Smoking surpasses injection as the main method of drug use in overdose deaths in the US, warns study

AP

Smoking has surpassed injection as the most common way to consume drugs in overdose deaths in the United States, according to a new government study.

The Centers for Disease Control and Prevention (CDC) said that this study —published on Thursday— is the most comprehensive analysis of how Americans consumed the drugs that caused their death.

CDC officials decided to study the issue after seeing reports from California suggesting that smoking fentanyl was becoming more common than injecting it. Potent and illicit versions of the analgesic have been involved in more overdose deaths than any other drug.


Some previous studies have pointed out that smoking fentanyl is relatively less lethal than injecting it, and that any reduction in overdose deaths with injected drugs is positive, said Lauren Tanz, the lead author of the study.

But "smoking and injecting carry a substantial risk of overdose," and it is not known whether the preference for smoking to consume fentanyl reduces overdose deaths in the United States, Tanz said, a CDC scientist specializing in overdose study.

Illicit fentanyl is a drug notoriously known for its potency that, in powder form, has been increasingly incorporated into heroin or other drugs. In recent years, it has been one of the main drivers of the overdose epidemic in the United States. Overdose deaths in the country increased slightly in 2022 after two major increases during the Covid-19 pandemic, and provisional data from the first nine months of 2023 indicate that they recorded a slight increase last year.

For years, fentanyl has been consumed mainly by injection, but increasingly drug users smoke it. People put the powder on aluminum foil or in a glass pipe that they heat from below, and inhale the vapor, explained Alex Karl, a researcher at RTI International, who studies drug users in San Francisco.

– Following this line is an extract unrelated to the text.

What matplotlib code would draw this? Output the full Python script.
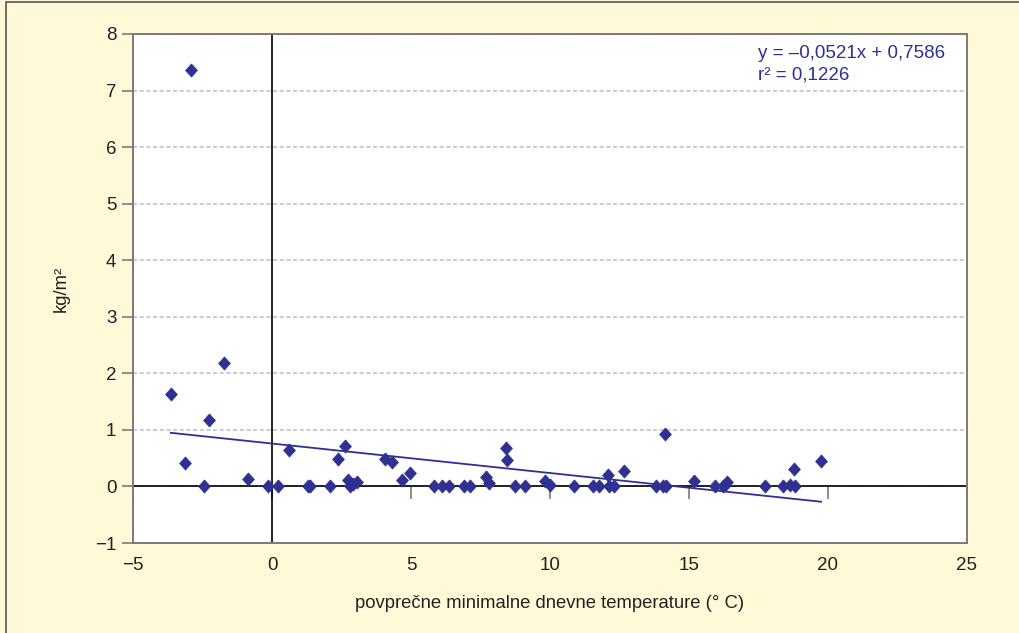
import numpy as np
import matplotlib
matplotlib.use("Agg")
import matplotlib.pyplot as plt
from matplotlib.patches import Rectangle

plt.rcParams['font.family'] = ['Liberation Sans', 'DejaVu Sans']

# temperature (x) and amount in kg/m2 (y)
temp = [-3.64, -2.92, -3.14, -2.44, -2.26, -1.72, -0.88, -0.15, 0.20, 0.61,
        1.28, 1.37, 2.09, 2.37, 2.61, 2.75, 2.80, 2.92, 3.04, 4.08,
        4.33, 4.67, 4.98, 5.82, 6.11, 6.36, 6.89, 7.12, 7.71, 7.80,
        8.40, 8.44, 8.73, 9.11, 9.83, 9.99, 10.87, 11.56, 11.76, 12.09,
        12.12, 12.29, 12.66, 13.80, 14.06, 14.16, 14.12, 15.19, 15.92, 16.21,
        16.31, 16.36, 17.72, 18.37, 18.64, 18.83, 18.79, 19.75]
amount = [1.64, 7.37, 0.41, 0.00, 1.18, 2.18, 0.14, 0.00, 0.01, 0.65,
          0.01, 0.00, 0.00, 0.48, 0.72, 0.12, 0.00, 0.04, 0.07, 0.48,
          0.43, 0.11, 0.24, 0.01, 0.00, 0.00, 0.00, 0.00, 0.16, 0.06,
          0.68, 0.47, 0.00, 0.00, 0.10, 0.02, 0.00, 0.00, 0.00, 0.20,
          0.00, 0.00, 0.27, 0.00, 0.00, 0.00, 0.92, 0.10, 0.00, 0.00,
          0.02, 0.08, 0.00, 0.00, 0.02, 0.00, 0.30, 0.45]

slope, intercept = -0.0521, 0.7586
eq_text = "y = \u20130,0521x + 0,7586\nr\u00b2 = 0,1226"

navy = '#2E3192'
bg = '#FFF9D7'
diamond = [(0, 1), (0.9, 0), (0, -1), (-0.9, 0), (0, 1)]

fig = plt.figure(figsize=(10.2, 6.33), dpi=100, facecolor=bg)
fig.patches.append(Rectangle((6/1020, -0.05), 1.2, 0.05 + 631/633, transform=fig.transFigure,
                             fill=False, edgecolor='#555555', linewidth=1.2))
ax = fig.add_axes([133/1020, 90/633, 834/1020, 509/633])
ax.set_facecolor('white')

ax.set_xlim(-5, 25)
ax.set_ylim(-1, 8)
ax.set_xticks(range(-5, 26, 5))
ax.set_yticks(range(-1, 9))

for s in ax.spines.values():
    s.set_color('#7a7a7a')
    s.set_linewidth(1.4)

ax.yaxis.grid(True, color='#c4c4c4', linestyle=(0, (2.5, 1.5)), linewidth=1.2)
ax.set_axisbelow(True)

ax.tick_params(axis='y', direction='out', length=8, width=1.2, color='#7a7a7a',
               labelsize=13.5, pad=4, labelcolor='#222222')
ax.tick_params(axis='x', length=0, labelsize=13.5, pad=10, labelcolor='#222222')

# axis crossing at y=0 with ticks, and vertical line at x=0
sec = ax.secondary_xaxis(0, transform=ax.transData)
sec.set_xticks(range(-5, 26, 5))
sec.set_xticklabels([])
sec.spines['bottom'].set_visible(False)
sec.tick_params(direction='out', length=9, width=1.2, color='#7a7a7a')
ax.axhline(0, color='black', linewidth=1.2, zorder=2)
ax.axvline(0, color='black', linewidth=1.2, zorder=2)

xs = np.array([min(temp), max(temp)])
ax.plot(xs, slope * xs + intercept, color=navy, linewidth=1.3, zorder=3)
ax.plot(temp, amount, linestyle='none', marker=diamond, markersize=9.5,
        markerfacecolor=navy, markeredgecolor=navy, markeredgewidth=0.5, zorder=4)

ax.text(0.749, 0.978, eq_text, transform=ax.transAxes, ha='left', va='top',
        fontsize=13.5, color=navy, linespacing=1.3)

ax.set_xlabel("povprečne minimalne dnevne temperature (° C)", fontsize=13.3, color='#222222')
ax.set_ylabel("kg/m\u00b2", fontsize=13.3, color='#222222')
ax.xaxis.set_label_coords(0.5, -0.102)
ax.yaxis.set_label_coords(-0.076, 0.5)

fig.savefig("out.png", dpi=100, facecolor=bg)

Smoked fentanyl is not as concentrated as that of a syringe, but for some users, smoking it has its advantages, Kral said. People who inject often present pus-filled abscesses on the skin and risk contracting hepatitis and other diseases, and smoking it allows to avoid these risks.

"One person showed me his arms and said: 'Hey, look at my arm! It looks beautiful! Now I can wear t-shirts and get a job because I don't have those marks'", Kral said.

CDC researchers studied the trend using a national database compiled from death certificates, toxicology reports, and reports from medical examiners and medical experts.

They were able to obtain adequate data from the District of Columbia and 27 states for the years 2020 to 2022. From those sites, they obtained information on how drugs were consumed in about 71 thousand of the total of more than 311 thousand overdose deaths in the United States in those three years, that is, about 23%.

Researchers found that between 2020 and 2022, the percentage of overdose deaths with evidence of smoked drug use increased 74%, while the percentage of deaths with evidence of injection use decreased 29%. The number and percentage of deaths with evidence of inhalation also increased, although not as notably as deaths related to smoked drugs, according to the study.

It is complicated to determine the exact percentages of deaths that occurred after smoking, injecting, inhaling, or ingesting drugs, experts say. In some cases, a person may have consumed different drugs by different routes. In other cases, a method of consumption was not identified.


The study found that, by the end of 2022, of the deaths whose method was identified, 23% of them occurred after smoking, 16% after injecting, 16% after inhaling, and 14.5% after ingesting.

Tanz noted that, in her opinion, the data are representative at the national level. The information comes from states in all regions of the country, and in all of them, it is possible to see increases in the consumption of smoked drugs and reductions in the consumption of injected drugs. Smoking was the most common route in the west and in the north-central region, while in the northeast and south it was tied with injection consumption, according to the study.

Kral described the study as "good for the most part," but said it has its limitations.

It can be difficult to determine the how and why of an overdose death, especially if there were no witnesses. Injections could be reported more frequently due to the marks of the syringes on the body; to detect the consumption of smoked drugs, "probably (the researchers) would need to find a pipe or aluminum foil at the place and decide whether to record it in writing or not," he said.

Kral also noted that many people who smoke fentanyl use a straw to inhale the vapors of the powder as it burns, and it is possible that the researchers saw one of them and assumed that the drug had been inhaled.